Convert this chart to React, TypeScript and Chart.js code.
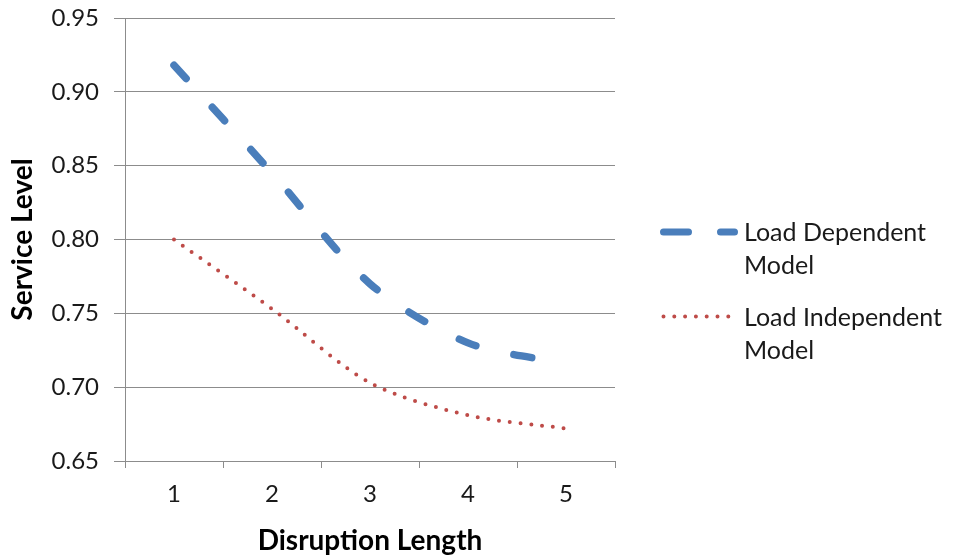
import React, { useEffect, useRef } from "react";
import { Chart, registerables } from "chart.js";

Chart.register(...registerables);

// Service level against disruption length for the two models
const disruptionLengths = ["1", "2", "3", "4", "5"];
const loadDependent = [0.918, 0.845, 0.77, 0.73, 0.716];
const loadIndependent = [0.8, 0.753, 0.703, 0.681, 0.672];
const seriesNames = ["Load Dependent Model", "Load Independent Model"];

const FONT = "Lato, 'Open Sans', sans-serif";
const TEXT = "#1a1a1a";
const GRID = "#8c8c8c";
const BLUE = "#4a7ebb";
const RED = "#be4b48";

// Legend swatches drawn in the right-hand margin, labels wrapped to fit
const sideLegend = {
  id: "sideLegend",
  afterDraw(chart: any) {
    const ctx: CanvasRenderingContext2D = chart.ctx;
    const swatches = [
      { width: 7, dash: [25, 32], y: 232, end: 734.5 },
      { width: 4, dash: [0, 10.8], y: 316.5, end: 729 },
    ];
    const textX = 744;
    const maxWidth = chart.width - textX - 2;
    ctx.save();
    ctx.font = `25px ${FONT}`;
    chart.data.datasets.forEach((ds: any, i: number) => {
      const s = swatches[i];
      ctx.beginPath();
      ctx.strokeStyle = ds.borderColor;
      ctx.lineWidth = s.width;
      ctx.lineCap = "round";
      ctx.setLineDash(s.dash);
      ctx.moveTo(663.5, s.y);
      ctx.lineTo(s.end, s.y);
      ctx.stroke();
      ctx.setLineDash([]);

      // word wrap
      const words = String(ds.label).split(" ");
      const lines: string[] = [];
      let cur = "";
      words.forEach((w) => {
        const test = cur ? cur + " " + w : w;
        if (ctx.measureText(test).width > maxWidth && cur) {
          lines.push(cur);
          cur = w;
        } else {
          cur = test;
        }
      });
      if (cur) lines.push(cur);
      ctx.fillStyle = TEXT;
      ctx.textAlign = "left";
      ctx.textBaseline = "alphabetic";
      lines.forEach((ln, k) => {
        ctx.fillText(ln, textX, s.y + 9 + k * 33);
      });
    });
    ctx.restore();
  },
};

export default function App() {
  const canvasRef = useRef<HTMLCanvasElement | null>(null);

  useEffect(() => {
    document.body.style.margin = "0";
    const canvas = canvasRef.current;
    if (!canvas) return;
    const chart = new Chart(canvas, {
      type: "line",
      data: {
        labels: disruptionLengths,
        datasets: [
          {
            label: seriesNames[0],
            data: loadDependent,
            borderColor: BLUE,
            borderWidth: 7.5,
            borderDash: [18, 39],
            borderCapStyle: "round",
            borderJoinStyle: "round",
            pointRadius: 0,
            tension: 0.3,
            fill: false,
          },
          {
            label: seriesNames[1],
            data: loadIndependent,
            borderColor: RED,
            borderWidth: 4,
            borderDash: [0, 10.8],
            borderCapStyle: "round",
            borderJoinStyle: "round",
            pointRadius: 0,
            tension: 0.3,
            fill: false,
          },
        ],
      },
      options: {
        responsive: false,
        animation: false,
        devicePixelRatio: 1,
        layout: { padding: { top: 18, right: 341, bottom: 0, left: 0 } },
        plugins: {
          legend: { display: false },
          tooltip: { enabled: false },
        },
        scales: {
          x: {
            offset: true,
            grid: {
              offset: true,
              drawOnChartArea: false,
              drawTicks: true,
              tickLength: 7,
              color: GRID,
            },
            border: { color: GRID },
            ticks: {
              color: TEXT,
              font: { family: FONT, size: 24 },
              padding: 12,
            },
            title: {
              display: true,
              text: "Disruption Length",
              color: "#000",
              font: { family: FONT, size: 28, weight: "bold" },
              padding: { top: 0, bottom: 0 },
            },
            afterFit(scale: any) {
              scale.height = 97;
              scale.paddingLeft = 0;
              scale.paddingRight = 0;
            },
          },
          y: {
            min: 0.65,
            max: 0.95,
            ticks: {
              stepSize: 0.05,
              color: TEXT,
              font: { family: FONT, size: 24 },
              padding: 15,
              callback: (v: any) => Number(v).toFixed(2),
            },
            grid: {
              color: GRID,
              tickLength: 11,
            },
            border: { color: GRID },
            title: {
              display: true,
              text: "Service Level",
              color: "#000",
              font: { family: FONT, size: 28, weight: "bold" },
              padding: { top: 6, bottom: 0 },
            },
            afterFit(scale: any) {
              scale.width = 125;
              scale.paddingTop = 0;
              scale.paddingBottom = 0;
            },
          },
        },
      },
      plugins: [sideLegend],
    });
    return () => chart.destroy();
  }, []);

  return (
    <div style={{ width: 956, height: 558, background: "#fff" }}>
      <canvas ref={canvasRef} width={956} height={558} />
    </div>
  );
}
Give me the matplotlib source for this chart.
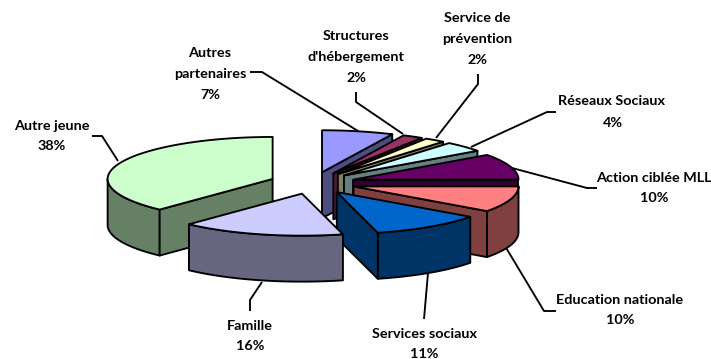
::::
(Exercise task): Leave the pictures out and copy the rest of the data exactly.

(Final result):
Convert this chart to React, TypeScript and Chart.js code.
import React, { useEffect, useRef } from "react";
import { Chart, registerables } from "chart.js";

Chart.register(...registerables);

// Service level against disruption length for the two models
const disruptionLengths = ["1", "2", "3", "4", "5"];
const loadDependent = [0.918, 0.845, 0.77, 0.73, 0.716];
const loadIndependent = [0.8, 0.753, 0.703, 0.681, 0.672];
const seriesNames = ["Load Dependent Model", "Load Independent Model"];

const FONT = "Lato, 'Open Sans', sans-serif";
const TEXT = "#1a1a1a";
const GRID = "#8c8c8c";
const BLUE = "#4a7ebb";
const RED = "#be4b48";

// Legend swatches drawn in the right-hand margin, labels wrapped to fit
const sideLegend = {
  id: "sideLegend",
  afterDraw(chart: any) {
    const ctx: CanvasRenderingContext2D = chart.ctx;
    const swatches = [
      { width: 7, dash: [25, 32], y: 232, end: 734.5 },
      { width: 4, dash: [0, 10.8], y: 316.5, end: 729 },
    ];
    const textX = 744;
    const maxWidth = chart.width - textX - 2;
    ctx.save();
    ctx.font = `25px ${FONT}`;
    chart.data.datasets.forEach((ds: any, i: number) => {
      const s = swatches[i];
      ctx.beginPath();
      ctx.strokeStyle = ds.borderColor;
      ctx.lineWidth = s.width;
      ctx.lineCap = "round";
      ctx.setLineDash(s.dash);
      ctx.moveTo(663.5, s.y);
      ctx.lineTo(s.end, s.y);
      ctx.stroke();
      ctx.setLineDash([]);

      // word wrap
      const words = String(ds.label).split(" ");
      const lines: string[] = [];
      let cur = "";
      words.forEach((w) => {
        const test = cur ? cur + " " + w : w;
        if (ctx.measureText(test).width > maxWidth && cur) {
          lines.push(cur);
          cur = w;
        } else {
          cur = test;
        }
      });
      if (cur) lines.push(cur);
      ctx.fillStyle = TEXT;
      ctx.textAlign = "left";
      ctx.textBaseline = "alphabetic";
      lines.forEach((ln, k) => {
        ctx.fillText(ln, textX, s.y + 9 + k * 33);
      });
    });
    ctx.restore();
  },
};

export default function App() {
  const canvasRef = useRef<HTMLCanvasElement | null>(null);

  useEffect(() => {
    document.body.style.margin = "0";
    const canvas = canvasRef.current;
    if (!canvas) return;
    const chart = new Chart(canvas, {
      type: "line",
      data: {
        labels: disruptionLengths,
        datasets: [
          {
            label: seriesNames[0],
            data: loadDependent,
            borderColor: BLUE,
            borderWidth: 7.5,
            borderDash: [18, 39],
            borderCapStyle: "round",
            borderJoinStyle: "round",
            pointRadius: 0,
            tension: 0.3,
            fill: false,
          },
          {
            label: seriesNames[1],
            data: loadIndependent,
            borderColor: RED,
            borderWidth: 4,
            borderDash: [0, 10.8],
            borderCapStyle: "round",
            borderJoinStyle: "round",
            pointRadius: 0,
            tension: 0.3,
            fill: false,
          },
        ],
      },
      options: {
        responsive: false,
        animation: false,
        devicePixelRatio: 1,
        layout: { padding: { top: 18, right: 341, bottom: 0, left: 0 } },
        plugins: {
          legend: { display: false },
          tooltip: { enabled: false },
        },
        scales: {
          x: {
            offset: true,
            grid: {
              offset: true,
              drawOnChartArea: false,
              drawTicks: true,
              tickLength: 7,
              color: GRID,
            },
            border: { color: GRID },
            ticks: {
              color: TEXT,
              font: { family: FONT, size: 24 },
              padding: 12,
            },
            title: {
              display: true,
              text: "Disruption Length",
              color: "#000",
              font: { family: FONT, size: 28, weight: "bold" },
              padding: { top: 0, bottom: 0 },
            },
            afterFit(scale: any) {
              scale.height = 97;
              scale.paddingLeft = 0;
              scale.paddingRight = 0;
            },
          },
          y: {
            min: 0.65,
            max: 0.95,
            ticks: {
              stepSize: 0.05,
              color: TEXT,
              font: { family: FONT, size: 24 },
              padding: 15,
              callback: (v: any) => Number(v).toFixed(2),
            },
            grid: {
              color: GRID,
              tickLength: 11,
            },
            border: { color: GRID },
            title: {
              display: true,
              text: "Service Level",
              color: "#000",
              font: { family: FONT, size: 28, weight: "bold" },
              padding: { top: 6, bottom: 0 },
            },
            afterFit(scale: any) {
              scale.width = 125;
              scale.paddingTop = 0;
              scale.paddingBottom = 0;
            },
          },
        },
      },
      plugins: [sideLegend],
    });
    return () => chart.destroy();
  }, []);

  return (
    <div style={{ width: 956, height: 558, background: "#fff" }}>
      <canvas ref={canvasRef} width={956} height={558} />
    </div>
  );
}
Give me the matplotlib source for this chart.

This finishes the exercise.